In most of our webapps, we use a three-tier architecture: Controllers/ViewHelpers, Service, and DAO layers. However, some of these items a pretty much boilerplate code. Case in point: most apps database schemas have their own Department table (call it T_DEPARTMENT), and on the code side this requires a Model Class for Department, a DepartmentDAO class, etc.

What I would LIKE to do is create a common schema for all departments that all apps would access (yes, that should already be the case, but it's not...). Then I'd like to slap a simple web service on the app server whose only job is to access that common table. Instead of custom DAO code, dedicated model object, etc, the information would simply be retrieved by the webservice call, probably in JSON format.

However... I need to know the answers to some questions:

  1. Is this really a cost effective idea? We probably do about 10 small-to-medium projects for each of our company's fiscal year (new or rewrites of legacy apps).
  2. If the DepartmentDAO mostly consists of Save(), Delete(), and FindByName()/FindById() methods, would the amount of code/effort be significantly reduced by replacing it with web service code? (Note that there have to be code written to do things like convert JSON results to select boxes, etc)
  3. Would the security implications of web service calls be a nightmare?

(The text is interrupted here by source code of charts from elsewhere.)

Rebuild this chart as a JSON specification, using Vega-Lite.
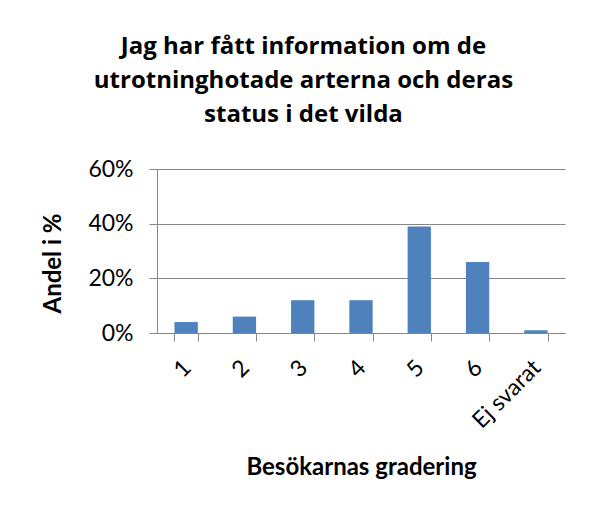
{
  "$schema": "https://vega.github.io/schema/vega-lite/v6.json",
  "width": 408,
  "height": 164,
  "autosize": {"type": "none"},
  "padding": {"left": 157, "top": 169, "right": 27, "bottom": 175},
  "background": "white",
  "title": {
    "text": ["Jag har fått information om de", "utrotninghotade arterna och deras", "status i det vilda"],
    "font": "Open Sans",
    "fontSize": 24,
    "fontWeight": "bold",
    "color": "black",
    "anchor": "middle",
    "frame": "bounds",
    "lineHeight": 34,
    "offset": 31
  },
  "data": {
    "values": [
      {"grade": "1", "share": 0.04},
      {"grade": "2", "share": 0.06},
      {"grade": "3", "share": 0.12},
      {"grade": "4", "share": 0.12},
      {"grade": "5", "share": 0.39},
      {"grade": "6", "share": 0.26},
      {"grade": "Ej svarat", "share": 0.01}
    ]
  },
  "mark": {"type": "bar", "color": "#4F81BD"},
  "encoding": {
    "x": {
      "field": "grade",
      "type": "nominal",
      "sort": null,
      "scale": {"paddingInner": 0.6, "paddingOuter": 0.3},
      "axis": {
        "title": "Besökarnas gradering",
        "labelAngle": -45,
        "tickBand": "extent",
        "grid": false,
        "ticks": true,
        "tickSize": 8,
        "labelPadding": 15,
        "labelOffset": -7,
        "titlePadding": 23
      }
    },
    "y": {
      "field": "share",
      "type": "quantitative",
      "scale": {"domain": [0, 0.6], "nice": false},
      "axis": {
        "title": "Andel i %",
        "format": ".0%",
        "values": [0, 0.2, 0.4, 0.6],
        "tickSize": 8,
        "labelPadding": 16,
        "titlePadding": 22,
        "titleY": 94,
        "grid": true
      }
    }
  },
  "config": {
    "view": {"stroke": null},
    "axis": {
      "labelFont": "Lato",
      "labelFontSize": 23,
      "labelColor": "black",
      "titleFont": "Lato",
      "titleFontSize": 24,
      "titleFontWeight": "bold",
      "titleColor": "black",
      "domainColor": "#868686",
      "tickColor": "#868686",
      "gridColor": "#868686",
      "domainWidth": 1,
      "tickWidth": 1,
      "gridWidth": 1
    }
  }
}
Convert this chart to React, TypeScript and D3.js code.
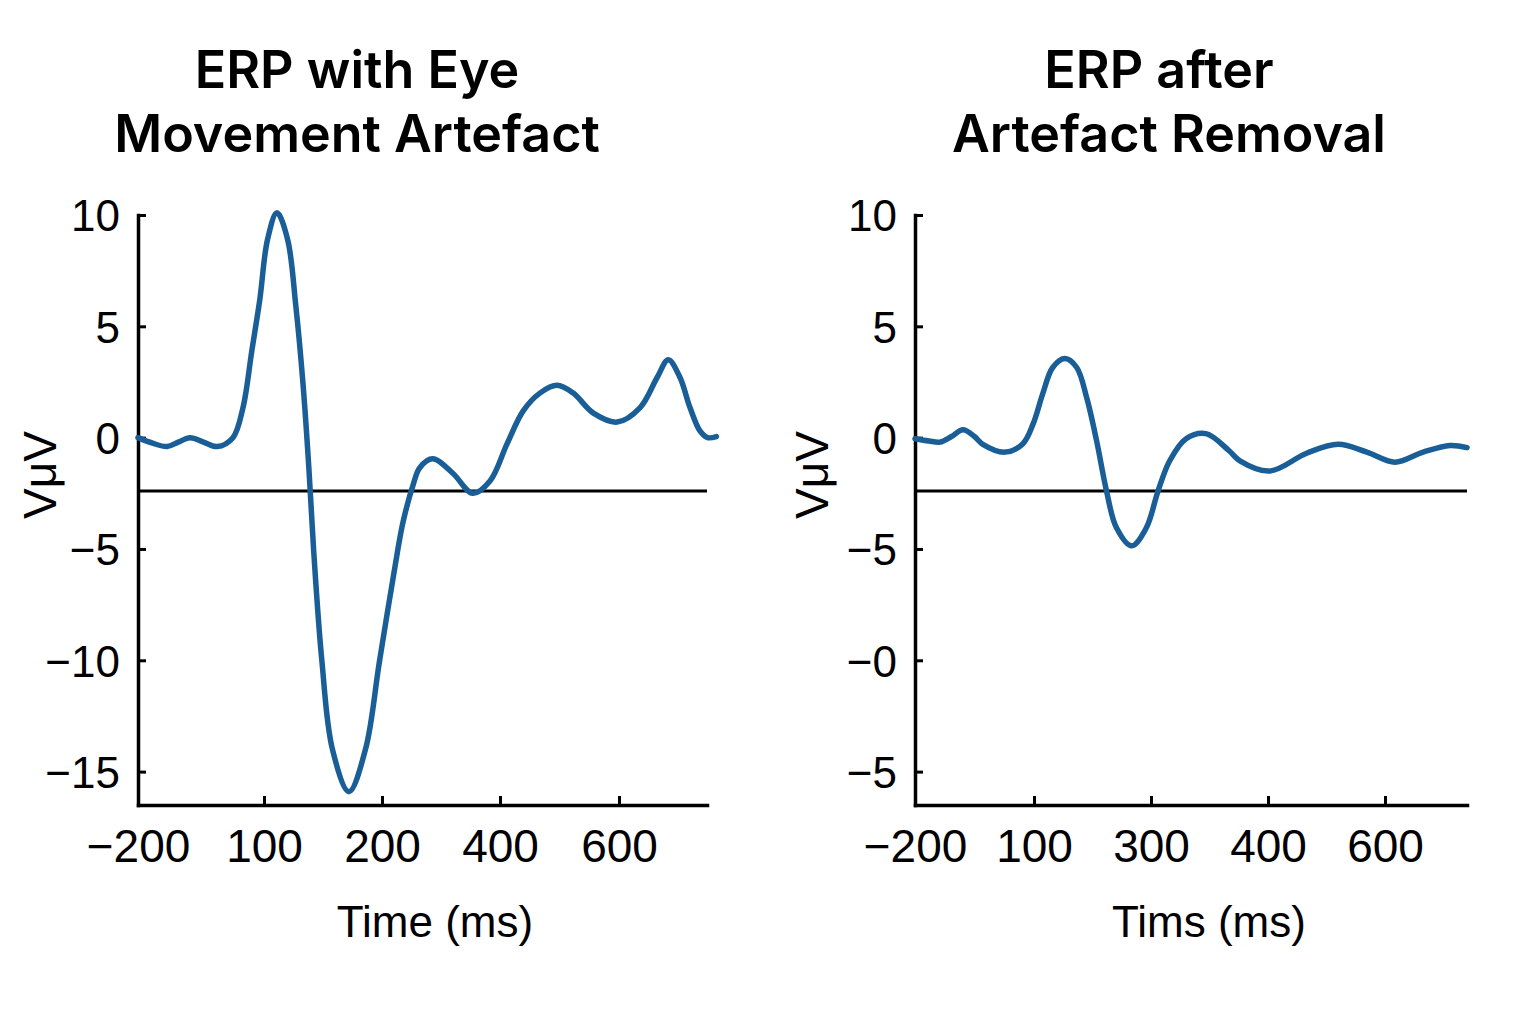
import { useEffect, useRef } from 'react';
import * as d3 from 'd3';

// ERP with eye-movement artefact (time in ms, amplitude in µV)
const rawTime = [-200, -165, -131, -104, -76, -44, -12, 26, 50, 71, 90, 103, 111, 120, 127, 133, 138, 142, 149, 158, 172, 186, 198, 227, 236, 253, 264, 286, 320, 354, 383, 412, 439, 467, 496, 523, 557, 597, 636, 665, 684, 704, 721, 738, 751, 766];
const rawVolt = [0.0, -0.25, -0.4, -0.2, 0.0, -0.2, -0.4, 0.0, 1.35, 3.9, 6.2, 8.9, 10.1, 8.9, 5.9, 2.45, -1.35, -5, -10, -14, -15.9, -14, -10, -5, -3.75, -2.1, -1.35, -0.95, -1.6, -2.5, -1.95, -0.27, 1.2, 2.0, 2.35, 2.0, 1.1, 0.7, 1.35, 2.7, 3.5, 2.7, 1.35, 0.3, 0.0, 0.05];

// ERP after artefact removal
const cleanTime = [-200, -165, -137, -108, -79, -50, -29, 27, 72, 98, 115, 132, 153, 173, 190, 207, 224, 241, 267, 292, 306, 316, 330, 347, 367, 376, 403, 466, 520, 569, 617, 665, 711, 740];
const cleanVolt = [-0.05, -0.15, -0.2, 0.05, 0.35, 0.05, -0.3, -0.65, -0.27, 0.63, 1.98, 3.15, 3.55, 3.15, 1.8, -0.14, -2.4, -4.05, -4.86, -4.05, -2.4, -1.04, -0.05, 0.18, -0.6, -1.04, -1.5, -0.7, -0.3, -0.65, -1.1, -0.65, -0.35, -0.45];

const yTickValues = [10, 5, 0, -5, -10, -15];
const yTickLabelsLeft = ['10', '5', '0', '\u22125', '\u221210', '\u221215'];
const yTickLabelsRight = ['10', '5', '0', '\u22125', '\u22120', '\u22125'];

const xTicksLeft = [-200, 100, 200, 400, 600];
const xTicksRight = [-200, 100, 300, 400, 600];

const baselineValue = -2.4;

const titlesLeft = ['ERP with Eye', 'Movement Artefact'];
const titlesRight = ['ERP after', 'Artefact Removal'];

const FONT = "'Liberation Sans', Arial, sans-serif";
const TITLE_FONT = "Inter, 'Noto Sans', sans-serif";
const LINE_COLOR = '#1a5e97';

interface PanelCfg {
  time: number[];
  volt: number[];
  xTicks: number[];
  xEnd: number;
  xRange: number[];
  yLabels: string[];
  titles: string[];
  titleX: number[];
  xLabel: string;
  xLabelX: number;
  yLabelX: number;
}

export default function App() {
  const svgRef = useRef<SVGSVGElement>(null);

  useEffect(() => {
    if (!svgRef.current) return;
    const svg = d3.select(svgRef.current);
    svg.selectAll('*').remove();

    const y = d3.scaleLinear().domain([10, -16.5]).range([215, 805]);

    const panels: PanelCfg[] = [
      {
        time: rawTime, volt: rawVolt, xTicks: xTicksLeft, xEnd: 750,
        xRange: [138, 264, 382, 500, 619, 707],
        yLabels: yTickLabelsLeft, titles: titlesLeft, titleX: [357, 357],
        xLabel: 'Time (ms)', xLabelX: 435, yLabelX: 56,
      },
      {
        time: cleanTime, volt: cleanVolt, xTicks: xTicksRight, xEnd: 740,
        xRange: [915, 1034, 1151, 1268, 1385, 1467],
        yLabels: yTickLabelsRight, titles: titlesRight, titleX: [1159, 1169],
        xLabel: 'Tims (ms)', xLabelX: 1209, yLabelX: 828,
      },
    ];

    panels.forEach(p => {
      const x = d3.scaleLinear().domain([...p.xTicks, p.xEnd]).range(p.xRange);
      const g = svg.append('g');

      // titles
      p.titles.forEach((t, i) => {
        g.append('text')
          .attr('x', p.titleX[i])
          .attr('y', 88 + i * 64)
          .attr('text-anchor', 'middle')
          .style('font-family', TITLE_FONT)
          .style('font-weight', '600')
          .style('font-size', '52px')
          .text(t);
      });

      // baseline reference line
      g.append('line')
        .attr('x1', x(p.xTicks[0]))
        .attr('x2', x(p.xEnd))
        .attr('y1', y(baselineValue))
        .attr('y2', y(baselineValue))
        .attr('stroke', '#000')
        .attr('stroke-width', 3);

      // y axis
      const yAxis = g.append('g')
        .attr('transform', `translate(${x(p.xTicks[0])},0)`)
        .call(d3.axisLeft(y)
          .tickValues(yTickValues)
          .tickSizeInner(-8)
          .tickSizeOuter(0)
          .tickPadding(18)
          .tickFormat((_d, i) => p.yLabels[i]));

      // x axis
      const xAxis = g.append('g')
        .attr('transform', `translate(0,${y(-16.5)})`)
        .call(d3.axisBottom(x)
          .tickValues(p.xTicks)
          .tickSizeInner(-9)
          .tickSizeOuter(0)
          .tickPadding(24)
          .tickFormat(d => d3.format('')(d as number).replace('-', '\u2212')));

      [yAxis, xAxis].forEach(a => {
        a.select('.domain').attr('stroke', '#000').attr('stroke-width', 3.5).attr('stroke-linecap', 'square');
        a.selectAll('.tick line').attr('stroke', '#000').attr('stroke-width', 3);
        a.selectAll('.tick text')
          .attr('fill', '#000')
          .style('font-family', FONT)
          .style('font-size', '44px');
      });
      yAxis.selectAll('.tick text').attr('dy', '0.36em');
      xAxis.selectAll('.tick text').attr('dy', '0.71em').style('font-size', '46px');
      xAxis.selectAll('.tick').filter((_d, i) => i === 0).select('line').remove();

      // axis titles
      g.append('text')
        .attr('x', p.xLabelX)
        .attr('y', 937)
        .attr('text-anchor', 'middle')
        .style('font-family', FONT)
        .style('font-size', '44px')
        .text(p.xLabel);

      g.append('text')
        .attr('transform', `translate(${p.yLabelX},475) rotate(-90)`)
        .attr('text-anchor', 'middle')
        .style('font-family', FONT)
        .style('font-size', '46px')
        .text('V\u03bcV');

      // waveform
      const pts = p.time.map((t, i) => [t, p.volt[i]] as [number, number]);
      const line = d3.line<[number, number]>()
        .x(d => x(d[0]))
        .y(d => y(d[1]))
        .curve(d3.curveCatmullRom.alpha(0.5));

      g.append('path')
        .datum(pts)
        .attr('d', line)
        .attr('fill', 'none')
        .attr('stroke', LINE_COLOR)
        .attr('stroke-width', 5.5)
        .attr('stroke-linecap', 'round')
        .attr('stroke-linejoin', 'round');
    });
  }, []);

  return (
    <svg
      ref={svgRef}
      width={1536}
      height={1024}
      style={{ position: 'absolute', left: 0, top: 0, background: '#fff' }}
    />
  );
}
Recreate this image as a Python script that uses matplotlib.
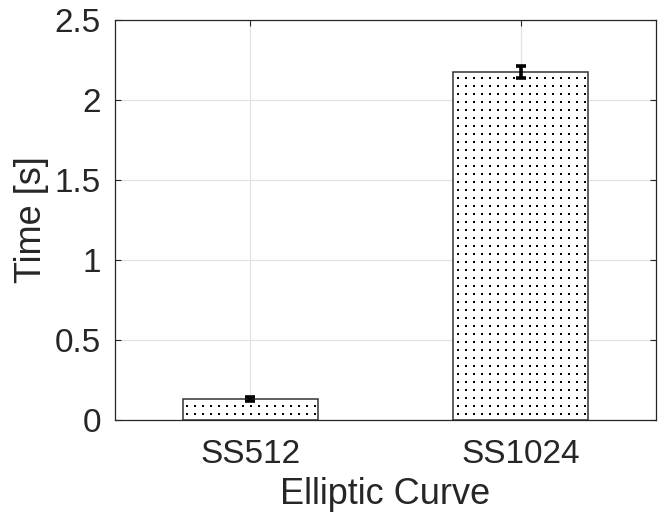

In short, is this worth it in terms of manpower costs/maintainability/etc?

+1  A: 

Creating a common schema for all systems is often not realistic.

It maybe OK as you are developing, but the cost of making changes will eventualy be so high that it is not possible to make any changes.

The pattern for a solution for this is "Bounded Context", there is a good description of this in Eric Evan's Domain Driven Design book

Shiraz Bhaiji
I agree that it wouldn't work for complex requirements. However, the use case is for a simple object, containing an ID and Name. Even if more properties were added, the developer could ignore anything returned that he/she didn't need.